Scottie Pippen, the man who famously signed one of the worst contracts in NBA history, still found a way to take home $20 million more in salary earnings than Michael Jordan, the man who was making ten times more than him in their final two seasons together.
So, how did Scottie manage to trump MJ in the long run?
For starters, it’s important to remember that Michael Jordan had a massive salary in just two of his 15 seasons.
When Jordan was drafted, the salary cap was nowhere near what it was later in his career.
So MJ signed a seven-year, $6.3 million rookie contract after being selected third overall in 1984, before inking an 8-year, $25.7 million renegotiated contract in 1988.
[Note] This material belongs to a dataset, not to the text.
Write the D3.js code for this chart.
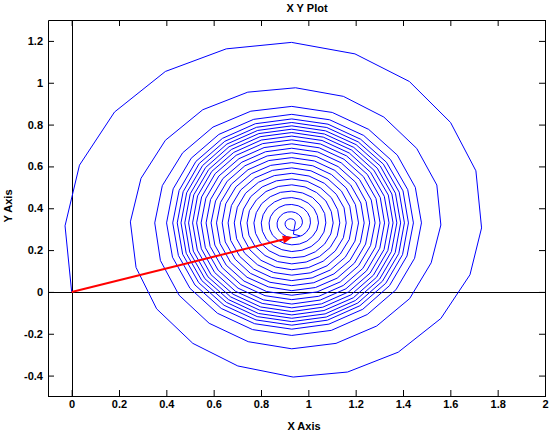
<!DOCTYPE html>
<html>
<head>
<meta charset="utf-8">
<script src="https://cdn.jsdelivr.net/npm/d3@7"></script>
<style>
body { margin: 0; background: #fff; }
text { font-family: "Liberation Sans", Arial, sans-serif; font-weight: bold; }
</style>
</head>
<body>
<div class="container"></div>
<script>
const xTicks = [0, 0.2, 0.4, 0.6, 0.8, 1, 1.2, 1.4, 1.6, 1.8, 2],
    yTicks = [-0.4, -0.2, 0, 0.2, 0.4, 0.6, 0.8, 1, 1.2];

// vector drawn in red, from the origin
const arrowStart = [0, 0],
    arrowEnd = [0.934, 0.262];

// spiral (outer turn first)
const spiral = [
    [0,0],[-0.028,0.316],[0.033,0.606],[0.181,0.860],[0.396,1.054],[0.653,1.162],[0.929,1.193],[1.197,1.138],[1.427,1.006],[1.601,0.810],
    [1.708,0.579],[1.732,0.306],[1.683,0.082],[1.560,-0.127],[1.380,-0.288],[1.166,-0.383],[0.936,-0.407],[0.702,-0.354],[0.512,-0.246],[0.359,-0.081],
    [0.272,0.117],[0.248,0.335],[0.293,0.543],[0.396,0.725],[0.554,0.871],[0.744,0.955],[0.946,0.976],[1.148,0.935],[1.319,0.836],[1.458,0.686],
    [1.543,0.511],[1.560,0.320],[1.519,0.139],[1.428,-0.032],[1.289,-0.163],[1.117,-0.246],[0.930,-0.272],[0.746,-0.238],[0.581,-0.150],[0.454,-0.016],
    [0.375,0.150],[0.351,0.330],[0.383,0.508],[0.469,0.665],[0.597,0.788],[0.757,0.864],
    [0.930,0.887],[1.101,0.858],[1.255,0.777],[1.376,0.654],[1.452,0.500],[1.478,0.330],[1.449,0.161],[1.370,0.010],[1.249,-0.108],[1.097,-0.184],
    [0.930,-0.208],[0.764,-0.180],[0.616,-0.102],[0.500,0.017],[0.426,0.166],[0.401,0.330],[0.429,0.493],[0.505,0.639],[0.622,0.753],[0.769,0.825],
    [0.930,0.849],[1.090,0.823],[1.234,0.748],[1.347,0.633],[1.420,0.489],[1.444,0.330],[1.417,0.172],[1.343,0.030],[1.230,-0.083],[1.087,-0.154],
    [0.930,-0.178],[0.773,-0.152],[0.632,-0.079],[0.521,0.033],[0.451,0.174],[0.427,0.330],[0.454,0.485],[0.525,0.624],[0.637,0.734],[0.776,0.804],
    [0.930,0.827],[1.083,0.802],[1.221,0.730],[1.330,0.620],[1.400,0.483],[1.423,0.330],[1.398,0.178],[1.327,0.041],[1.218,-0.066],[1.081,-0.135],
    [0.930,-0.159],[0.779,-0.134],[0.644,-0.064],[0.537,0.044],[0.469,0.180],[0.446,0.330],[0.471,0.479],[0.539,0.614],[0.647,0.720],[0.781,0.787],
    [0.930,0.810],[1.078,0.786],[1.211,0.717],[1.317,0.611],[1.384,0.477],[1.406,0.330],[1.382,0.183],[1.313,0.051],[1.209,-0.053],[1.076,-0.120],
    [0.930,-0.142],[0.784,-0.118],[0.654,-0.050],[0.550,0.054],[0.484,0.185],[0.462,0.330],[0.486,0.474],[0.553,0.604],[0.656,0.707],[0.786,0.772],
    [0.930,0.794],[1.073,0.770],[1.202,0.704],[1.304,0.602],[1.368,0.472],[1.390,0.330],[1.367,0.188],[1.301,0.061],[1.199,-0.041],[1.071,-0.105],
    [0.930,-0.126],[0.789,-0.103],[0.663,-0.037],[0.563,0.063],[0.499,0.190],[0.478,0.330],[0.501,0.469],[0.566,0.595],[0.665,0.694],[0.791,0.757],
    [0.930,0.778],[1.068,0.755],[1.192,0.691],[1.291,0.592],[1.353,0.468],[1.374,0.330],[1.351,0.193],[1.288,0.070],[1.190,-0.028],[1.066,-0.089],
    [0.930,-0.110],[0.794,-0.087],[0.672,-0.024],[0.576,0.072],[0.514,0.195],[0.494,0.330],[0.516,0.464],[0.579,0.585],[0.675,0.681],[0.796,0.742],
    [0.930,0.762],[1.063,0.740],[1.183,0.678],[1.277,0.582],[1.338,0.463],[1.358,0.330],[1.336,0.198],[1.275,0.080],[1.180,-0.014],[1.061,-0.073],
    [0.930,-0.094],[0.799,-0.072],[0.682,-0.011],[0.589,0.082],[0.531,0.200],[0.511,0.330],[0.532,0.459],[0.592,0.576],[0.685,0.667],[0.801,0.726],
    [0.930,0.745],[1.058,0.724],[1.173,0.664],[1.263,0.572],[1.321,0.457],[1.341,0.330],[1.320,0.203],[1.261,0.090],[1.170,0.000],[1.056,-0.057],
    [0.930,-0.076],[0.805,-0.055],[0.692,0.003],[0.604,0.093],[0.548,0.206],[0.528,0.330],[0.549,0.454],[0.606,0.565],[0.695,0.653],[0.807,0.709],
    [0.930,0.727],[1.052,0.707],[1.162,0.650],[1.249,0.562],[1.304,0.451],[1.322,0.330],[1.302,0.209],[1.246,0.101],[1.159,0.015],[1.050,-0.039],
    [0.930,-0.058],[0.810,-0.038],[0.703,0.018],[0.619,0.104],[0.565,0.211],[0.547,0.330],[0.567,0.448],[0.622,0.554],[0.707,0.637],[0.813,0.690],
    [0.930,0.708],[1.046,0.689],[1.151,0.634],[1.233,0.551],[1.286,0.446],[1.303,0.330],[1.284,0.215],[1.230,0.112],[1.148,0.031],[1.044,-0.021],
    [0.930,-0.037],[0.817,-0.018],[0.715,0.035],[0.636,0.116],[0.585,0.218],[0.568,0.330],[0.587,0.442],[0.639,0.542],[0.719,0.620],[0.819,0.670],
    [0.930,0.687],[1.040,0.669],[1.139,0.617],[1.216,0.538],[1.266,0.439],[1.282,0.330],[1.263,0.222],[1.212,0.125],[1.135,0.048],[1.037,0.000],
    [0.930,-0.016],[0.823,0.002],[0.728,0.052],[0.653,0.128],[0.605,0.224],[0.589,0.330],[0.608,0.435],[0.657,0.529],[0.732,0.603],[0.826,0.650],
    [0.930,0.665],[1.033,0.648],[1.126,0.599],[1.199,0.525],[1.244,0.432],[1.259,0.330],[1.242,0.229],[1.195,0.138],[1.122,0.066],[1.030,0.021],
    [0.930,0.006],[0.831,0.024],[0.741,0.070],[0.671,0.142],[0.627,0.231],[0.612,0.330],[0.629,0.428],[0.675,0.515],[0.745,0.584],[0.833,0.628],
    [0.930,0.642],[1.026,0.626],[1.112,0.581],[1.179,0.511],[1.222,0.425],[1.236,0.330],[1.220,0.236],[1.176,0.151],[1.108,0.086],[1.023,0.044],
    [0.930,0.030],[0.838,0.046],[0.755,0.089],[0.691,0.156],[0.649,0.239],[0.636,0.330],[0.651,0.421],[0.694,0.502],[0.759,0.565],[0.841,0.605],
    [0.930,0.618],[1.019,0.603],[1.098,0.561],[1.160,0.497],[1.199,0.417],[1.212,0.330],[1.197,0.243],[1.156,0.166],[1.093,0.105],[1.016,0.067],
    [0.930,0.054],[0.845,0.069],[0.769,0.109],[0.710,0.170],[0.672,0.246],[0.661,0.330],[0.675,0.413],[0.714,0.487],[0.774,0.545],[0.848,0.581],
    [0.930,0.593],[1.011,0.579],[1.083,0.540],[1.140,0.482],[1.175,0.410],[1.186,0.330],[1.173,0.251],[1.135,0.181],[1.079,0.125],[1.008,0.091],
    [0.930,0.080],[0.853,0.093],[0.785,0.130],[0.731,0.185],[0.697,0.254],[0.687,0.330],[0.700,0.405],[0.735,0.472],[0.789,0.524],[0.856,0.556],
    [0.930,0.567],[1.003,0.554],[1.068,0.519],[1.118,0.467],[1.151,0.402],[1.160,0.330],[1.148,0.259],[1.114,0.196],[1.063,0.147],[1.000,0.116],
    [0.930,0.106],[0.861,0.119],[0.800,0.151],[0.753,0.201],[0.723,0.263],[0.713,0.330],[0.726,0.396],[0.757,0.456],[0.805,0.502],[0.865,0.531],
    [0.930,0.540],[0.995,0.529],[1.052,0.497],[1.097,0.451],[1.124,0.393],[1.133,0.330],[1.122,0.268],[1.092,0.212],[1.047,0.169],[0.991,0.143],
    [0.930,0.134],[0.870,0.145],[0.817,0.174],[0.775,0.217],[0.749,0.271],[0.741,0.330],[0.751,0.388],[0.780,0.439],[0.821,0.480],[0.873,0.504],
    [0.930,0.512],[0.986,0.502],[1.035,0.475],[1.074,0.435],[1.097,0.384],[1.105,0.330],[1.095,0.277],[1.069,0.229],[1.030,0.192],[0.982,0.169],
    [0.930,0.163],[0.879,0.172],[0.834,0.197],[0.798,0.234],[0.777,0.280],[0.770,0.330],[0.780,0.379],[0.803,0.422],[0.839,0.455],[0.882,0.476],
    [0.930,0.482],[0.976,0.473],[1.018,0.451],[1.049,0.416],[1.069,0.375],[1.074,0.330],[1.066,0.286],[1.044,0.247],[1.012,0.217],[0.973,0.199],
    [0.930,0.193],[0.888,0.202],[0.852,0.222],[0.823,0.252],[0.806,0.290],[0.801,0.330],[0.809,0.369],[0.828,0.404],[0.857,0.430],[0.892,0.447],
    [0.930,0.451],[0.967,0.443],[0.999,0.425],[1.024,0.398],[1.038,0.365],[1.043,0.330],[1.036,0.296],[1.018,0.266],[0.994,0.243],[0.963,0.229],
    [0.930,0.225],[0.898,0.232],[0.871,0.248],[0.849,0.271],[0.837,0.300],[0.834,0.330],[0.840,0.359],[0.855,0.385],[0.876,0.404],[0.902,0.416],
    [0.930,0.418],[0.957,0.412],[0.980,0.399],[0.997,0.379],[1.007,0.355],[1.009,0.330],[1.004,0.306],[0.991,0.285],[0.974,0.270],[0.952,0.262],
    [0.930,0.259],[0.909,0.264],[0.891,0.276],[0.877,0.292],[0.869,0.310],[0.868,0.330],[0.873,0.349],[0.883,0.364],[0.896,0.376],[0.913,0.382],
    [0.930,0.383],[0.946,0.379],[0.959,0.370],[0.969,0.358],[0.974,0.344],[0.975,0.330],[0.971,0.317],[0.963,0.306],[0.953,0.298],[0.942,0.294],
    [0.930,0.294],[0.920,0.298],[0.911,0.303],[0.905,0.312],[0.902,0.321],[0.902,0.330],[0.905,0.338],[0.911,0.344],[0.917,0.348],[0.924,0.350],
    [0.930,0.349],[0.936,0.347],[0.941,0.343],[0.944,0.337],[0.945,0.330],[0.940,0.300],[0.937,0.276],[0.965,0.268]
];

const width = 554,
    height = 439,
    plot = {left: 48, right: 545, top: 20, bottom: 396};

const svg = d3.select('.container')
    .append('svg')
    .attr('width', width)
    .attr('height', height);

const x = d3.scaleLinear().domain([-0.1, 2]).range([plot.left, plot.right]),
    y = d3.scaleLinear().domain([-0.5, 1.3]).range([plot.bottom + 0.5, plot.top]);

const fmt = d => String(Math.round(d * 10) / 10);

// zero lines (snapped to the pixel grid)
const zx = Math.round(x(0)) + 0.5,
    zy = Math.round(y(0)) + 0.5;
svg.append('line')
    .attr('x1', x(-0.1)).attr('x2', x(2))
    .attr('y1', zy).attr('y2', zy)
    .attr('stroke', '#000');
svg.append('line')
    .attr('x1', zx).attr('x2', zx)
    .attr('y1', y(-0.5)).attr('y2', y(1.3))
    .attr('stroke', '#000');

const line = d3.line().x(d => x(d[0])).y(d => y(d[1]));

svg.append('path')
    .datum(spiral)
    .attr('d', line)
    .attr('fill', 'none')
    .attr('stroke', '#0000ff')
    .attr('stroke-width', 1)
    .attr('stroke-linejoin', 'miter');

// arrow
const ax0 = x(arrowStart[0]), ay0 = y(arrowStart[1]),
    ax1 = x(arrowEnd[0]), ay1 = y(arrowEnd[1]),
    ang = Math.atan2(ay1 - ay0, ax1 - ax0),
    headLen = 10, headW = 4,
    bx = ax1 - headLen * Math.cos(ang), by = ay1 - headLen * Math.sin(ang);

svg.append('line')
    .attr('x1', ax0).attr('y1', ay0)
    .attr('x2', bx).attr('y2', by)
    .attr('stroke', '#ff0000')
    .attr('stroke-width', 2);
svg.append('polygon')
    .attr('points', [
        [ax1, ay1],
        [bx + headW * Math.sin(ang), by - headW * Math.cos(ang)],
        [bx - headW * Math.sin(ang), by + headW * Math.cos(ang)]
    ].map(p => p.join(',')).join(' '))
    .attr('fill', '#ff0000');

// frame with inward ticks
const styleAxis = g => {
    g.attr('font-family', null).attr('font-size', null);
    g.selectAll('text')
        .attr('font-size', '11px')
        .attr('fill', '#000');
    g.selectAll('path, line').attr('stroke', '#000');
};

svg.append('g')
    .attr('transform', `translate(0,${plot.bottom})`)
    .call(d3.axisBottom(x).tickValues(xTicks).tickFormat(fmt).tickSizeInner(-6).tickSizeOuter(0).tickPadding(4))
    .call(styleAxis);
svg.append('g')
    .attr('transform', `translate(0,${plot.top})`)
    .call(d3.axisTop(x).tickValues(xTicks).tickFormat('').tickSizeInner(-6).tickSizeOuter(0))
    .call(styleAxis);
svg.append('g')
    .attr('transform', `translate(${plot.left},0)`)
    .call(d3.axisLeft(y).tickValues(yTicks).tickFormat(fmt).tickSizeInner(-6).tickSizeOuter(0).tickPadding(5))
    .call(styleAxis);
svg.append('g')
    .attr('transform', `translate(${plot.right},0)`)
    .call(d3.axisRight(y).tickValues(yTicks).tickFormat('').tickSizeInner(-6).tickSizeOuter(0))
    .call(styleAxis);

// titles
svg.append('text')
    .attr('x', 307).attr('y', 12)
    .attr('text-anchor', 'middle')
    .attr('font-size', '11px')
    .text('X Y Plot');
svg.append('text')
    .attr('x', 304).attr('y', 430)
    .attr('text-anchor', 'middle')
    .attr('font-size', '11px')
    .text('X Axis');
svg.append('text')
    .attr('transform', 'translate(12,206) rotate(-90)')
    .attr('text-anchor', 'middle')
    .attr('font-size', '11px')
    .text('Y Axis');
</script>
</body>
</html>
That got him all the way through to 1996, and with the NBA’s popularity and revenue skyrocketing (largely thanks to Jordan himself), he capitalised on the massively increased salary cap and signed on for a total of $63.28 million across his final two seasons.
Pippen, on the other hand, never earned more than $3.4 million before the Bulls dynasty was disbanded.
But he made up for lost time when he signed a five-year, $67.2 million deal with the Houston Rockets in 1998.
Jordan, on the other hand, retired.
Even after cashing out with the Rockets and the Blazers, Pippen wasn’t done making bank.
In 2003, the Bulls put the cherry on top for Pippen and his rejuvenated bank account, when they signed him to a two-year, $10.3 million deal.
Pippen was 37 years old and well past his prime, but Chicago did the right thing by him after doing him dirty all those years and refusing to renegotiate his ludicrously small deal throughout his entire prime.
All in all, Pippen finished his career with salary earnings of $109.9 million, while Jordan finished with $89.7 million.